After last month’s spotlight on MMC in Australia, Rod Sweet looks at a new CIOB report on the building method’s prospects in Ireland.
A new report published by CIOB and TASC, an economic and social think-tank in Ireland, has examined the barriers to modern methods of construction (MMC) in the country.
Its author, Dr Robert Sweeney, said expanding MMC would get houses built faster and help Ireland achieve its carbon emission targets. The report, Modern Methods of Construction: Barriers and benefits for Irish housing, calls for a concerted effort by the Irish government to change various policies to promote MMC.
“It would result in considerably less waste than conventional construction methods, enable construction to be carried out more quickly and would reduce disruption such as noise and truck traffic in local neighbourhoods,” he said.
In Ireland as in the UK, MMC is an umbrella term that includes a spectrum of approaches, from 3D volumetric modular or 2D panelised pre-manufacturing at one end, to technologically assisted conventional construction at the other.
This report uses ‘MMC’ and ‘offsite manufacturing’ interchangeably. It’s based on interviews with 30 people working in construction, two-thirds of them in the private sector – a mix of contractors, architects and manufacturers – and about a third from local authorities.
What’s holding it back?
The supposed benefits of MMC are by now familiar: speed of delivery and better quality assurance are the most often cited. But the barriers the report reveals are as multifaceted and systemic in Ireland as they are in the UK, where problems have afflicted several modular builders.
Five policy changes that could prime the MMC pump
- The government should review height restrictions for timber frame buildings, currently set at 10m.
- The report urges government to include MMC components in building regulations and their accompanying Technical Guidance Documents to prevent manufacturers having repeatedly to test and prove their systems for each application.
- The government should consider raising taxes on concrete for its embodied carbon content.
- Local authorities should build more social housing directly to shape that market more toward MMC.
- The government should develop MMC-friendly procurement models.
Most of the barriers stem from the basic problem of weak and unstable demand. Factories are expensive to build, equip and staff, and the money spent on them won’t be recouped if their production lines sit idle for even some of the time.
When it comes to private housing, demand for factory-made houses falls at the first hurdle because the major banks won’t offer mortgages for modular homes, the report finds.
One manufacturer described the lengths it went to to try and engage their banker. First the bank demanded a certificate of completion. Then it demanded the house be fixed to the foundation. Then it required a 60-year guarantee.
The manufacturer met each demand but the bank still said no, the report said. Funding for big modular developments is tricky as well, because manufacturers will typically ask for up to 60% of the total cost up front, the report found, whereas in conventional projects banks release project funding in more gradual stages.

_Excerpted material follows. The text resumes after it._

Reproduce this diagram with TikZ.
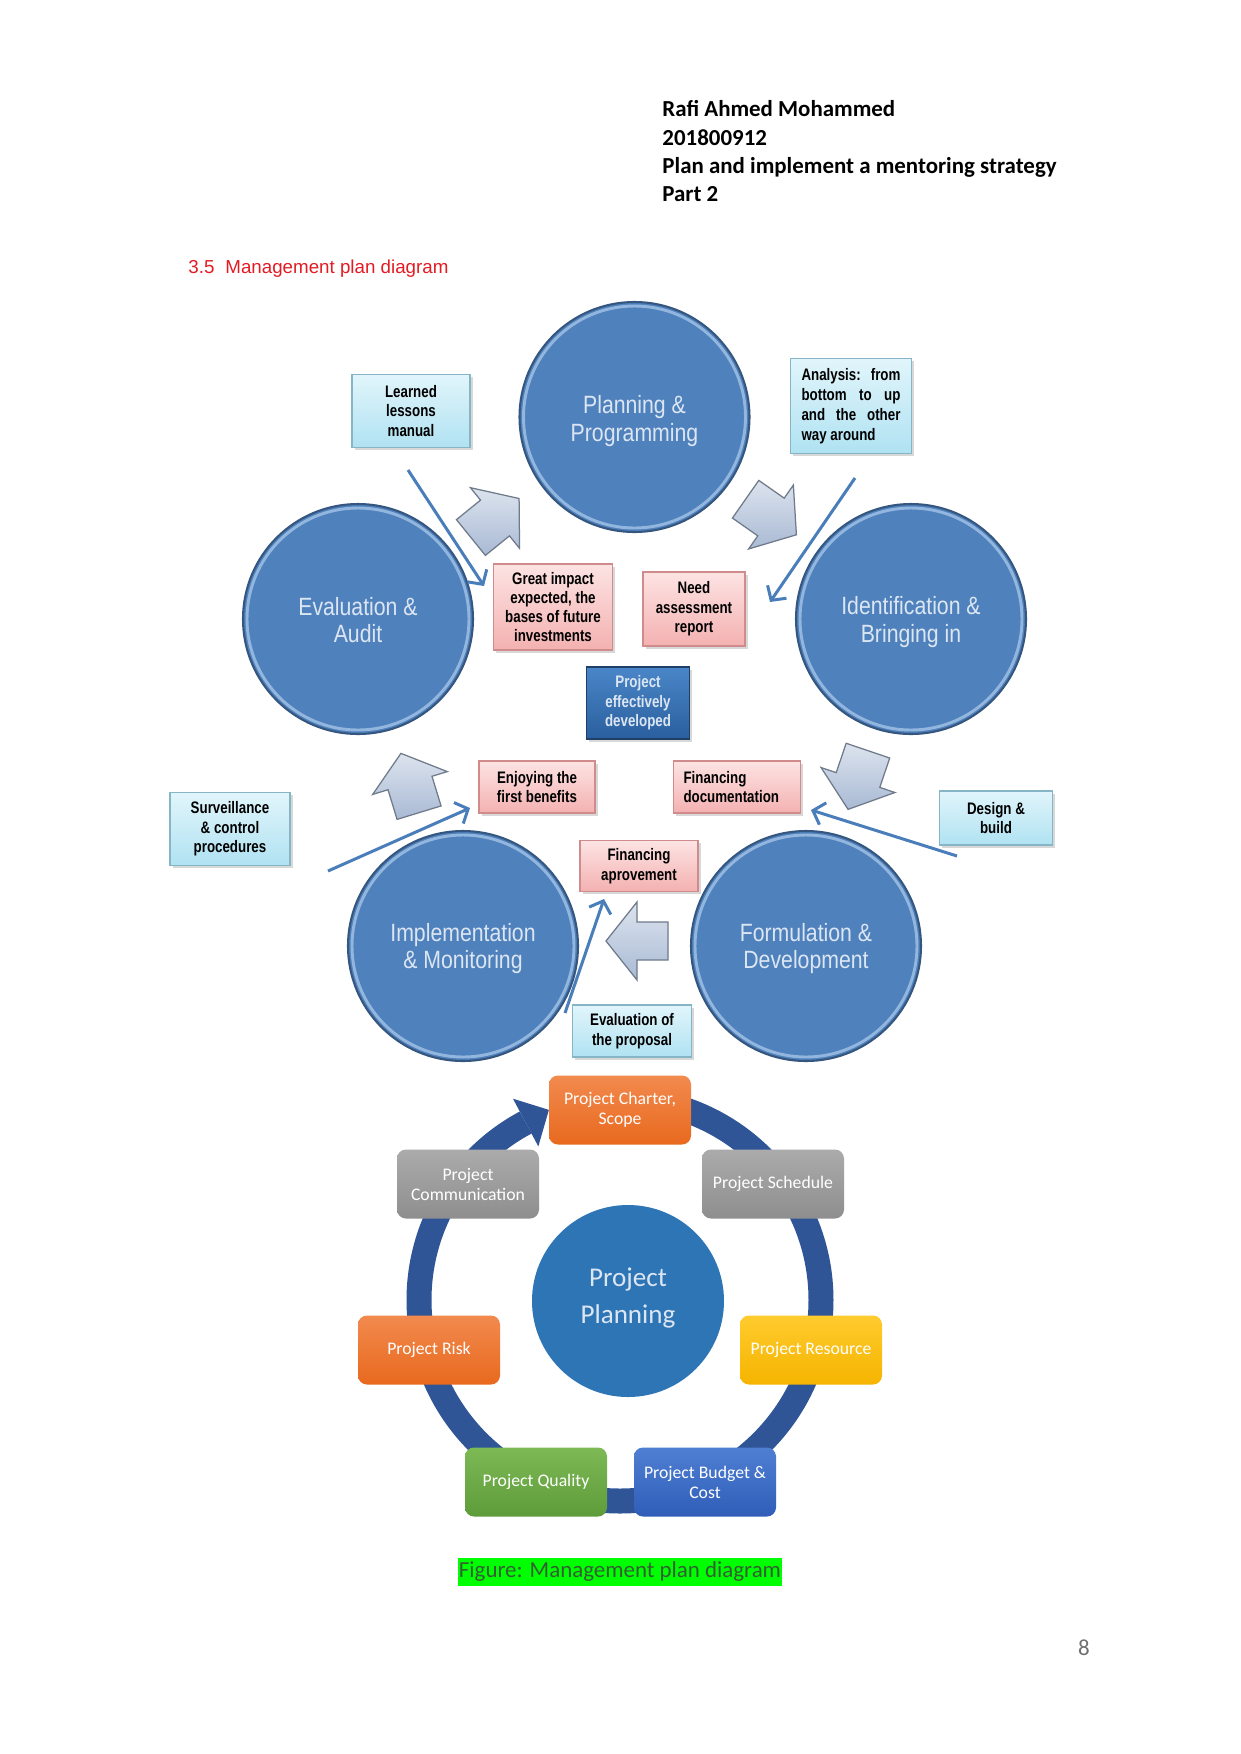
\documentclass[tikz,border=0pt]{standalone}
\usepackage{fontspec}
\setmainfont{Carlito}
\newfontfamily\arialfont{Liberation Sans}
\newfontfamily\narrowfont[FakeStretch=0.85]{Liberation Sans}
\newfontfamily\narrowbfont[FakeStretch=0.80]{Liberation Sans}
\usetikzlibrary{shadows,arrows.meta,calc}
\newcommand\pxu[1]{#1*0.48pt}
\newcommand\fsz[2]{\fontsize{#1pt}{#2pt}\selectfont}
\definecolor{headred}{HTML}{E31B23}
\definecolor{circfill}{HTML}{4F81BD}
\definecolor{circedge}{HTML}{34567F}
\definecolor{circtext}{HTML}{DCE6F2}
\definecolor{rimcol}{HTML}{A9C8EA}
\definecolor{cyanT}{HTML}{E1F5FB}
\definecolor{cyanB}{HTML}{B0E2F2}
\definecolor{cyanE}{HTML}{86B6C6}
\definecolor{pinkT}{HTML}{FDE3E3}
\definecolor{pinkB}{HTML}{F4B1B1}
\definecolor{pinkE}{HTML}{D08C8C}
\definecolor{blueT}{HTML}{4A86C8}
\definecolor{blueB}{HTML}{2A5F9E}
\definecolor{blueE}{HTML}{1F3F66}
\definecolor{arrT}{HTML}{DCE3EE}
\definecolor{arrB}{HTML}{A9BAD4}
\definecolor{arrE}{HTML}{6F7A8A}
\definecolor{lineblue}{HTML}{4A7EBB}
\definecolor{ringcol}{HTML}{2F5597}
\definecolor{ppfill}{HTML}{2E75B6}
\definecolor{orT}{HTML}{F28A4E}
\definecolor{orB}{HTML}{E8691E}
\definecolor{grT}{HTML}{ABABAB}
\definecolor{grB}{HTML}{8E8E8E}
\definecolor{yeT}{HTML}{FFCB2E}
\definecolor{yeB}{HTML}{F5B400}
\definecolor{gnT}{HTML}{7DB955}
\definecolor{gnB}{HTML}{5E9C3A}
\definecolor{buT}{HTML}{4F7FD3}
\definecolor{buB}{HTML}{2F5DB8}
\definecolor{hlgreen}{HTML}{00FF00}
\definecolor{captext}{HTML}{355E35}
\definecolor{pagegray}{HTML}{707070}
\newcommand\barrow[4]{%
  \begin{scope}[shift={(#1,#2)}, rotate=#3]
    \path[blockarr] (-31,-#4) -- (0,-#4) -- (0,-39) -- (31,0) -- (0,39) -- (0,#4) -- (-31,#4) -- cycle;
  \end{scope}}
\begin{document}
\begin{tikzpicture}[x=0.48pt,y=-0.48pt,
  bigcirc/.style={circle, fill=circfill, draw=circedge, line width=1pt, minimum size=\pxu{230}, inner sep=0pt},
  circlabel/.style={inner sep=0pt, align=center, text=circtext, font=\narrowfont\fsz{12}{13}},
  rim/.style={draw=rimcol, line width=1.4pt, opacity=0.75},
  boxbase/.style={rectangle, inner sep=0pt, align=center, line width=0.6pt, font=\narrowbfont\bfseries\fsz{8}{9.4}, drop shadow={shadow xshift=1.2pt, shadow yshift=-1.2pt, opacity=0.3}},
  cyanbox/.style={boxbase, top color=cyanT, bottom color=cyanB, draw=cyanE},
  pinkbox/.style={boxbase, top color=pinkT, bottom color=pinkB, draw=pinkE},
  bluebox/.style={boxbase, top color=blueT, bottom color=blueB, draw=blueE, text=circtext},
  blockarr/.style={draw=arrE, line width=0.6pt, top color=arrT, bottom color=arrB, line join=miter},
  thinarr/.style={draw=lineblue, line width=\pxu{3}, -{Straight Barb[length=5pt, width=11pt]}},
  ringline/.style={draw=ringcol, line width=\pxu{25}},
  pbox/.style={rectangle, rounded corners=\pxu{9}, minimum width=\pxu{142}, minimum height=\pxu{69}, inner sep=0pt, align=center, text=white, font=\fsz{8.5}{9.6}},
  hdr/.style={anchor=base west, inner sep=0pt, font=\bfseries\fsz{11}{13.4}}
]
\fill[white] (0,0) rectangle (1241,1754);
\useasboundingbox (0,0) rectangle (1241,1754);

% header
\node[hdr] (h1) at (662,116.7) {Rafi Ahmed Mohammed};
\node[hdr] (h2) at (662,145.5) {201800912};
\node[hdr] (h3) at (662,173.3) {Plan and implement a mentoring strategy};
\node[hdr] (h4) at (662,201.5) {Part 2};

% section heading
\node[anchor=base west, inner sep=0pt, font=\arialfont\fsz{9}{11}, text=headred] (secn) at (188,273) {3.5};
\node[anchor=base west, inner sep=0pt, font=\arialfont\fsz{9}{11}, text=headred] (sect) at (225,273) {Management plan diagram};

% big circles
\node[bigcirc] (c1) at (634.5,417) {};
\node[bigcirc] (c2) at (911,619) {};
\node[bigcirc] (c3) at (806,946) {};
\node[bigcirc] (c4) at (463,946) {};
\node[bigcirc] (c5) at (358,619) {};
\foreach \c in {c1,c2,c3,c4,c5} {\draw[rim] (\c.center) circle[radius=111];}
\node[circlabel] (c1t) at ($(c1)+(0,4)$) {Planning \&\\Programming};
\node[circlabel] (c2t) at ($(c2)+(0,3)$) {Identification \&\\Bringing in};
\node[circlabel] (c3t) at ($(c3)+(0,2.5)$) {Formulation \&\\Development};
\node[circlabel] (c4t) at ($(c4)+(0,2.5)$) {Implementation\\\& Monitoring};
\node[circlabel] (c5t) at ($(c5)+(0,1)$) {Evaluation \&\\Audit};

% block arrows
\barrow{495}{518}{39}{23}
\barrow{771}{517}{-35}{23}
\barrow{858}{780}{-108.7}{23}
\barrow{637}{941}{180}{19}
\barrow{410}{783}{107}{23}

% cyan boxes
\node[cyanbox, minimum width=\pxu{118}, minimum height=\pxu{73}] (learn) at (411,411) {Learned\\lessons\\manual};
\node[cyanbox, minimum width=\pxu{121}, minimum height=\pxu{95}, font=\narrowbfont\bfseries\fsz{8}{9.6}] (anal) at (851,406)
  {\makebox[47.5pt][s]{Analysis: from}\\\makebox[47.5pt][s]{bottom to up}\\\makebox[47.5pt][s]{and the other}\\\makebox[47.5pt][l]{way around}};
\node[cyanbox, minimum width=\pxu{120}, minimum height=\pxu{73}] (surv) at (230,829) {Surveillance\\\& control\\procedures};
\node[cyanbox, minimum width=\pxu{113}, minimum height=\pxu{54}] (design) at (996,818) {Design \&\\build};
\node[cyanbox, minimum width=\pxu{119}, minimum height=\pxu{52}] (evalp) at (632,1031) {Evaluation of\\the proposal};

% pink boxes
\node[pinkbox, minimum width=\pxu{119}, minimum height=\pxu{86}, font=\narrowbfont\bfseries\fsz{8}{9}] (great) at (553,607) {Great impact\\expected, the\\bases of future\\investments};
\node[pinkbox, minimum width=\pxu{102}, minimum height=\pxu{74}] (need) at (694,609) {Need\\assessment\\report};
\node[pinkbox, minimum width=\pxu{116}, minimum height=\pxu{52}] (enjoy) at (537,787) {Enjoying the\\first benefits};
\node[pinkbox, text width=\pxu{107}, inner xsep=\pxu{10}, align=left, minimum height=\pxu{52}] (findoc) at (737,787) {Financing\\documentation};
\node[pinkbox, minimum width=\pxu{118}, minimum height=\pxu{51}] (finapp) at (639,866) {Financing\\aprovement};

% blue box
\node[bluebox, minimum width=\pxu{103}, minimum height=\pxu{72}] (projdev) at (638,703) {Project\\effectively\\developed};

% thin arrows
\coordinate (t1s) at (408,470); \coordinate (t1e) at (484,586);
\coordinate (t2s) at (855,478); \coordinate (t2e) at (770,602);
\coordinate (t3s) at (328,871); \coordinate (t3e) at (470,808);
\coordinate (t4s) at (957,856); \coordinate (t4e) at (811,810);
\coordinate (t5s) at (565,1013); \coordinate (t5e) at (604,899);
\draw[thinarr] (t1s) -- (t1e);
\draw[thinarr] (t2s) -- (t2e);
\draw[thinarr] (t3s) -- (t3e);
\draw[thinarr] (t4s) -- (t4e);
\draw[thinarr] (t5s) -- (t5e);

% bottom cycle
\coordinate (rc) at (620,1300);
\draw[ringline] ($(rc)+(-90:201)$) arc[start angle=-90, end angle=242, radius=201];
\fill[ringcol] ($(rc)+(242:228)$) -- ($(rc)+(249.5:203)$) -- ($(rc)+(242:174)$) -- cycle;

\node[circle, fill=ppfill, minimum size=\pxu{192}, inner sep=0pt] (pp) at (628,1301) {};
\node[inner sep=0pt, align=center, text=circtext, font=\fsz{13}{17.3}] (ppt) at ($(pp)+(0,-3)$) {Project\\Planning};

\node[pbox, top color=orT, bottom color=orB] (charter) at (620,1110) {Project Charter,\\Scope};
\node[pbox, top color=grT, bottom color=grB] (sched) at (773,1184) {Project Schedule};
\node[pbox, top color=grT, bottom color=grB] (comm) at (468,1184) {Project\\Communication};
\node[pbox, top color=orT, bottom color=orB] (risk) at (429,1350) {Project Risk};
\node[pbox, top color=yeT, bottom color=yeB] (resource) at (811,1350) {Project Resource};
\node[pbox, top color=gnT, bottom color=gnB] (quality) at (536,1482) {Project Quality};
\node[pbox, top color=buT, bottom color=buB] (budget) at (705,1482) {Project Budget \&\\Cost};

% caption
\node[fill=hlgreen, inner xsep=0.5pt, inner ysep=0pt, minimum height=\pxu{28}, text height=8pt, text depth=2.5pt, text=captext, font=\fsz{11}{13.4}] (cap) at (620,1572) {Figure: Management plan diagram};

% page number
\node[anchor=base, inner sep=0pt, text=pagegray, font=\fsz{11}{13}] (pg) at (1084,1655) {8};
\end{tikzpicture}
\end{document}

Insurance presents difficulties, too. After the 2017 Grenfell catastrophe, insurance is very expensive for MMC manufacturers because actuarial data on the risks of MMC is skimpy and skewed toward disaster. MMC makes insurers especially jumpy about professional indemnity insurance for designers after Grenfell.
Vagaries of planning
Difficulties with financing led the report to conclude that public housing may be better for MMC, since local authorities can in theory build independently of market forces.
But local authorities are beholden to planning rules, and a number of interviewees said the vagaries of Ireland’s planning system impedes the take-up of MMC.
The uncertainty in the MMC market means that delays in planning, which can amount to years, leave social housing developers at risk if the manufacturer who helped them work up their plans is unable to deliver when permission is finally granted.
And the report notes that switching manufacturers at the last minute is not straightforward. Perhaps the biggest barrier to MMC in Ireland and elsewhere is the lack of standard designs for social housing.
The manufacturing business model needs a high degree of standardisation. As Henry Ford quipped, customers could have his Model T in any colour they liked so long as it was black.
One MMC manufacturer complained of the huge variety of designs among local authorities for social housing.
Leaps ahead
Big private housebuilders like Glenveagh and Cairn Homes were leaps ahead in this respect, the manufacturer said. They give architects strict guidelines on internal dimensions.
“So if the government adopted a similar approach to what the private entities like Glenveagh and like Cairn Homes do in really locking in design standards and not budging from them, and saying, right here’s our modular house, we have two styles and we have two grades, Grade A and Grade B.
“Now modular manufacturers, there’s three years worth of it in front of you, man up, invest and start delivering,” the manufacturer said.
Faced with these difficulties, it’s no wonder the MMC manufacturing market in Ireland is immature, as the report finds, with a limited number of firms trying to make a go of it.